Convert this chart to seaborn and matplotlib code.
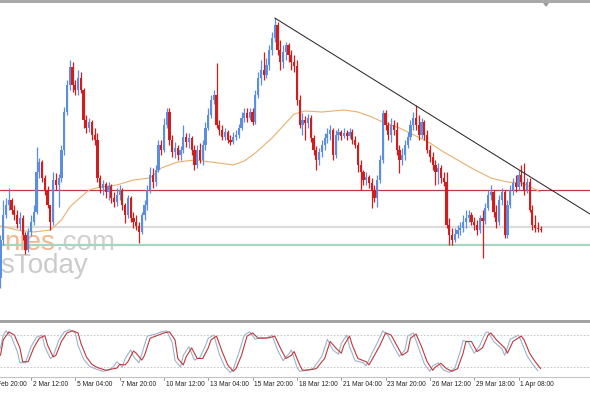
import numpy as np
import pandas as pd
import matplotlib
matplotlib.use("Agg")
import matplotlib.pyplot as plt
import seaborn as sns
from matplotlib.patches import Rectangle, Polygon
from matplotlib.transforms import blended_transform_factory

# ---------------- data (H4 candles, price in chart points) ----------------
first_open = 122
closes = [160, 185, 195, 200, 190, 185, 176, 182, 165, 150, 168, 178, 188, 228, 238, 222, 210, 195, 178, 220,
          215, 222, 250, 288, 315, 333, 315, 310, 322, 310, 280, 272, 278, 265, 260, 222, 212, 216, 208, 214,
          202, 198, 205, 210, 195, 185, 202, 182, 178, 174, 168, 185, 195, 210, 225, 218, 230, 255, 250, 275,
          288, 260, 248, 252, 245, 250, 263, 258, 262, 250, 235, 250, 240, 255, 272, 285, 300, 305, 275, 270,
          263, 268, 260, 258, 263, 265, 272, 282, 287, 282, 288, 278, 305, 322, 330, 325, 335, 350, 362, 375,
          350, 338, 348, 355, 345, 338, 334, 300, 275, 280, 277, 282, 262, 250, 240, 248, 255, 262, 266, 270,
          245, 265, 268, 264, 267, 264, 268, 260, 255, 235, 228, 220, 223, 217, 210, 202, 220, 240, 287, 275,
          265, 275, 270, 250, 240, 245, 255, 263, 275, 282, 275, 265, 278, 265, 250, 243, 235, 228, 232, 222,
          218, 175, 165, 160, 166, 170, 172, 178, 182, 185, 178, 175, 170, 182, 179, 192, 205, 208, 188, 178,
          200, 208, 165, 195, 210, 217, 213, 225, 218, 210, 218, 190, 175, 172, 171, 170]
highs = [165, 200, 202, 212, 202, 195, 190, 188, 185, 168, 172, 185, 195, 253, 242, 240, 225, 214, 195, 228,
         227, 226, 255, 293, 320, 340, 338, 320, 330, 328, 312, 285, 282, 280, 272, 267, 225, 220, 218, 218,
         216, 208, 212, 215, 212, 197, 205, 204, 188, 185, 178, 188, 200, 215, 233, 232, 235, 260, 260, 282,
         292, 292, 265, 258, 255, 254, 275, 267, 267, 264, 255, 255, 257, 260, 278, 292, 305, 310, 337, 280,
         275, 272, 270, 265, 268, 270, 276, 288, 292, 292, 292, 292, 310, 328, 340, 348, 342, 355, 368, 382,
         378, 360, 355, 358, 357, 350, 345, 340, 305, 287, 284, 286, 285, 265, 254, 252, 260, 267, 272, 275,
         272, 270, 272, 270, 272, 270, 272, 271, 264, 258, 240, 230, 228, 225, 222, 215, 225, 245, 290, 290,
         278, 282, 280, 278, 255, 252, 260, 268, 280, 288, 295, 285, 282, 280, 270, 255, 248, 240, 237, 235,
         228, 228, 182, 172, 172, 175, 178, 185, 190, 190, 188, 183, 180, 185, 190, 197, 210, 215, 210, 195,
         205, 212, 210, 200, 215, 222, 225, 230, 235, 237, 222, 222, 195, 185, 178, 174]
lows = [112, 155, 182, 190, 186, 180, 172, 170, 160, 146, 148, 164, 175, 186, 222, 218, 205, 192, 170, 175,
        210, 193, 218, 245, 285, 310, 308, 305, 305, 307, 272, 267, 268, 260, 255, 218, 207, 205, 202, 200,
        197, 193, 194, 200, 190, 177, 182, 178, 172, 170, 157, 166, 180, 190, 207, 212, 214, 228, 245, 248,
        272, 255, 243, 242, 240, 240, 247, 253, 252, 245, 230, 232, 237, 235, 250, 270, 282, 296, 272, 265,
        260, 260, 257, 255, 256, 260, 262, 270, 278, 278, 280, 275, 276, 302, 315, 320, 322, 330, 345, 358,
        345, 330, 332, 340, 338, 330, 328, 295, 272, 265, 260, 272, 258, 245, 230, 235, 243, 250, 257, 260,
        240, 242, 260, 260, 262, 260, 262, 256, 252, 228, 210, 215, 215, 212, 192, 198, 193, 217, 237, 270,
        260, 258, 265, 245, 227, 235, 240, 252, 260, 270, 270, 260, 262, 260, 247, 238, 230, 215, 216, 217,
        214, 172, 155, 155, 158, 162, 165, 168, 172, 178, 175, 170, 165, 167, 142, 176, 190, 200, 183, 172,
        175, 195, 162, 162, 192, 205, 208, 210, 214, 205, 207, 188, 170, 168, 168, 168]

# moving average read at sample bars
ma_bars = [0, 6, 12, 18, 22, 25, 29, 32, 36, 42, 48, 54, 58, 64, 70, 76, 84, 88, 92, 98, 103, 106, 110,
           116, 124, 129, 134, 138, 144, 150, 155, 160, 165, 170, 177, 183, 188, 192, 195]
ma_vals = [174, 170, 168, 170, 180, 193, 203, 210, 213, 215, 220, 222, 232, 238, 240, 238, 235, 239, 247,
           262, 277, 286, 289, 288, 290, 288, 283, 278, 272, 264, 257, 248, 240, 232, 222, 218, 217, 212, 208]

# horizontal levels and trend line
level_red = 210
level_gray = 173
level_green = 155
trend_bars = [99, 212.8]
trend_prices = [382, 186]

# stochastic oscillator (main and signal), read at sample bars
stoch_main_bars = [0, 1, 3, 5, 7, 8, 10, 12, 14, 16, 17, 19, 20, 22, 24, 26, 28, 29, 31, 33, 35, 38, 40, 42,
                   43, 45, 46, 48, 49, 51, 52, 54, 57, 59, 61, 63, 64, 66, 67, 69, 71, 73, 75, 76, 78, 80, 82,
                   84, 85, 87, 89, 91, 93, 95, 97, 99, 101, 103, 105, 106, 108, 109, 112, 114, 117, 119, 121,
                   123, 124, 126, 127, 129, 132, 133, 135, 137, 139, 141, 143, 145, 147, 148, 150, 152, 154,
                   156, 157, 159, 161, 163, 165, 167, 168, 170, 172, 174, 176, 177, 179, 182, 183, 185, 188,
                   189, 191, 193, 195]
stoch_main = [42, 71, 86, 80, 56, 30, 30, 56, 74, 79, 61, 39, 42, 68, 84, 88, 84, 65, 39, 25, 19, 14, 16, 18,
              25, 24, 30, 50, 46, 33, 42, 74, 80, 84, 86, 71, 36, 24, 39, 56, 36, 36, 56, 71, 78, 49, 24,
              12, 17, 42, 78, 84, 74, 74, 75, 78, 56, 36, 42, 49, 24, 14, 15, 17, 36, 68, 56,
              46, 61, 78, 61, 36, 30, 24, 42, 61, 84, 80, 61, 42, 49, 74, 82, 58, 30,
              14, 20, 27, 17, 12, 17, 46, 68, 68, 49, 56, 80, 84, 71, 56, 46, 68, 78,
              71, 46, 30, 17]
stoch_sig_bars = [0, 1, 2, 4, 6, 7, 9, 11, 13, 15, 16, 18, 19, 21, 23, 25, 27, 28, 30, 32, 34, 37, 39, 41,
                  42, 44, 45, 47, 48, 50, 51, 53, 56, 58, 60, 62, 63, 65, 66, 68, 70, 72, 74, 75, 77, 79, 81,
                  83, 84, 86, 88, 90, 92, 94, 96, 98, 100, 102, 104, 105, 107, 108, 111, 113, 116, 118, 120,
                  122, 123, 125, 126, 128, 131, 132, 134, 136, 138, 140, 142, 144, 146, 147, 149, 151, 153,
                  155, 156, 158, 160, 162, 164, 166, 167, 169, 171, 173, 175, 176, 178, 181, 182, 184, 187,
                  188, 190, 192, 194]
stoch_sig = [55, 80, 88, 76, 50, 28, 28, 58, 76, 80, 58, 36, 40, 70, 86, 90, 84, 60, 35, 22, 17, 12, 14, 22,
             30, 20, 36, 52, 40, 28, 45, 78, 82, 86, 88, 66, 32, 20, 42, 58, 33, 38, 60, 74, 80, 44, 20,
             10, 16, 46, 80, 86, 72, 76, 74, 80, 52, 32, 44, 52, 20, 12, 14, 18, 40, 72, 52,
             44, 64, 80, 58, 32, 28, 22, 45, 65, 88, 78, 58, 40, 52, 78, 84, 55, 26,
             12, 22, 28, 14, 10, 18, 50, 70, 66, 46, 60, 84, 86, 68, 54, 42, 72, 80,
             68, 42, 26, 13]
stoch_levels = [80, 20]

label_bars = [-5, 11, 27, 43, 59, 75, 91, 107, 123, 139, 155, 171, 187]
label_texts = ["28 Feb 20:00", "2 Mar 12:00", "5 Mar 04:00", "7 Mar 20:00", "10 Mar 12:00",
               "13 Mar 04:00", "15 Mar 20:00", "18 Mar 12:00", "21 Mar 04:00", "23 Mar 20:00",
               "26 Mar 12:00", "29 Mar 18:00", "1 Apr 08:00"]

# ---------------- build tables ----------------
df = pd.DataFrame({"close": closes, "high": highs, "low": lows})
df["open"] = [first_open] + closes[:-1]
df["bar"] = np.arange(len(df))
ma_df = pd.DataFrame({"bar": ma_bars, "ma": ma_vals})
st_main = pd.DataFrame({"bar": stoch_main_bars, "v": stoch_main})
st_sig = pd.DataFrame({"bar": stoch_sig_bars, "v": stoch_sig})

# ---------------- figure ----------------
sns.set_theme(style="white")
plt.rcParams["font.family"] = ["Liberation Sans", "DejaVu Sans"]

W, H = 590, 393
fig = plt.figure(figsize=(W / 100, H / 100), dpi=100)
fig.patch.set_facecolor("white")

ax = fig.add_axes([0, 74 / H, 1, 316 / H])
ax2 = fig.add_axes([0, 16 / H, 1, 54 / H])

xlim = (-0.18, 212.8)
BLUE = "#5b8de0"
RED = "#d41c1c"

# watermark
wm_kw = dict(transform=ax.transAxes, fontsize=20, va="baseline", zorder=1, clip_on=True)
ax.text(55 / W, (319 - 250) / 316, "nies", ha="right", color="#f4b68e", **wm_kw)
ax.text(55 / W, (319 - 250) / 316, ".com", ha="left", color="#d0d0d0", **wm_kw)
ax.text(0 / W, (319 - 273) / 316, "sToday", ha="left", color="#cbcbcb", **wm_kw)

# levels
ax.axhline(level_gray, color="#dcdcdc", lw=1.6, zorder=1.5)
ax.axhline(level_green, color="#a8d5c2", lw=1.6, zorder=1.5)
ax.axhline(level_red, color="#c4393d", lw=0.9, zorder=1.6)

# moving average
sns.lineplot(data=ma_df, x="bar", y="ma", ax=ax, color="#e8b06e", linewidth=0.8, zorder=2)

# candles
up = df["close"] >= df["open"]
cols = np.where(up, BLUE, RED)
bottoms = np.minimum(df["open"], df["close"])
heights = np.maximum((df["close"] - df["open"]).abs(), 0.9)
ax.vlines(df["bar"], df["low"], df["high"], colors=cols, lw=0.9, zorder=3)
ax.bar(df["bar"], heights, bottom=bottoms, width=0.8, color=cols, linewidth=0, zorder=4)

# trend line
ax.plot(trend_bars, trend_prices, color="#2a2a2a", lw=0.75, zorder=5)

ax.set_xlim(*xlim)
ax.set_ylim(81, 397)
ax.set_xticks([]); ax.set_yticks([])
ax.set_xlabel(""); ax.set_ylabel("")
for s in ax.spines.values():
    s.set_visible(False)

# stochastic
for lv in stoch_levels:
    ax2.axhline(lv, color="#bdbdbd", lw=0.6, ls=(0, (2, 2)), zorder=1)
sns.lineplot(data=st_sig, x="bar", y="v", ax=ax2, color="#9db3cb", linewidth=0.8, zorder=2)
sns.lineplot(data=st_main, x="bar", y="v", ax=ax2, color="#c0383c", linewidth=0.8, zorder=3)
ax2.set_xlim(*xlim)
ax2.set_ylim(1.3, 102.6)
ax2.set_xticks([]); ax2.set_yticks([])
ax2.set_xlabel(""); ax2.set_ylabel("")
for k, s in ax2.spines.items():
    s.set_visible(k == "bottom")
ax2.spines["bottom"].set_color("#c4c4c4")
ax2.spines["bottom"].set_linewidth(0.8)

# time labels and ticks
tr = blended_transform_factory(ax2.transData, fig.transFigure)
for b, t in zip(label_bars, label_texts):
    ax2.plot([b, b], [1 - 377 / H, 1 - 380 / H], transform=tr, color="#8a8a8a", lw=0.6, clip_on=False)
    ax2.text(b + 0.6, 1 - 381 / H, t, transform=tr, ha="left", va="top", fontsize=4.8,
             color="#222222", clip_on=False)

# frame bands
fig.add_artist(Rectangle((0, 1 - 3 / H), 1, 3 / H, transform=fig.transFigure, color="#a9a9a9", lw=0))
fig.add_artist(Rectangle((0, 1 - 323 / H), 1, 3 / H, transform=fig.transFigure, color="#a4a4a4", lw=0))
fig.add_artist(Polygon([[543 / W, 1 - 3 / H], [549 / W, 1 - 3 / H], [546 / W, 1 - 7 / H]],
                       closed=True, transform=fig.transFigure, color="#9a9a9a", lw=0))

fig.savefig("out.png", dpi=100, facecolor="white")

→ Exercise description
From the first line of the listing above, repeat every line through the one holding "from matplotlib.transforms import". Both ends count, and pictures stay out.

→ Task solution
Convert this chart to seaborn and matplotlib code.
import numpy as np
import pandas as pd
import matplotlib
matplotlib.use("Agg")
import matplotlib.pyplot as plt
import seaborn as sns
from matplotlib.patches import Rectangle, Polygon
from matplotlib.transforms import blended_transform_factory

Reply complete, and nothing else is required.